The "Catechism of the Catholic Church" presents a more God-like, loving and logical synopsis of a more tolerant and inclusive theme on salvation, stating regarding other Christian Churches that "Christ's spirit uses these churches . . . as a means of salvation." It further states that other churches formed by the faithful "are quite appropriately called churches in the New Testament." And it states that even those who do not know Christ but who seek God may too "be saved."
Town of Boston
Iraq withdrawal occurs when Bush's term ends
The Bush administration's continued refusal to set a timetable for our troop withdrawal from Iraq lacks credibility. We already have a timetable set, as all the world knows so well. It's the day after Bush leaves office.
Harry N. Konst
Frivolous lawsuits are alive and well
Offering cherry-picked data as evidence, Williamsville trial lawyer Jeffrey E. Marion claimed that lawsuit abuse is only myth in his July 12 piece, "Lawsuit crisis doesn't exist in the United States." But as one-time Buffalo resident Mark Twain pointed out, "There are lies, damn lies and statistics."

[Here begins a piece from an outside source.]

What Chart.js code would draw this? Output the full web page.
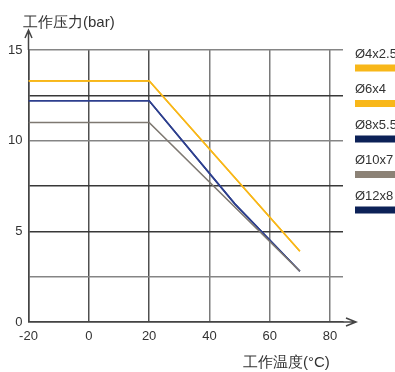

Consider these recently filed lawsuits: a New York City attorney has drummed up a class action charging night clubs that offer ladies night promotions with discrimination against men; the family of an Illinois man who got drunk, crashed his motorcycle into a rural cornfield in the middle of the night and called 911 on his cell phone is suing county authorities because they couldn't locate the drunken motorcyclist before he died; and a Michigan woman is suing the makers of Starburst Fruit Chews because, she says, the candies are so chewy they should come with a warning label.
Marion is free to deny that such lawsuits impose significant costs on businesses, taxpayers and consumers. And he's free to deny that the Empire State's reputation for litigiousness is helping drive thousand of jobs and skilled young people out of Western New York. But this commonsense Rochester native and Buffalo State graduate begs to differ.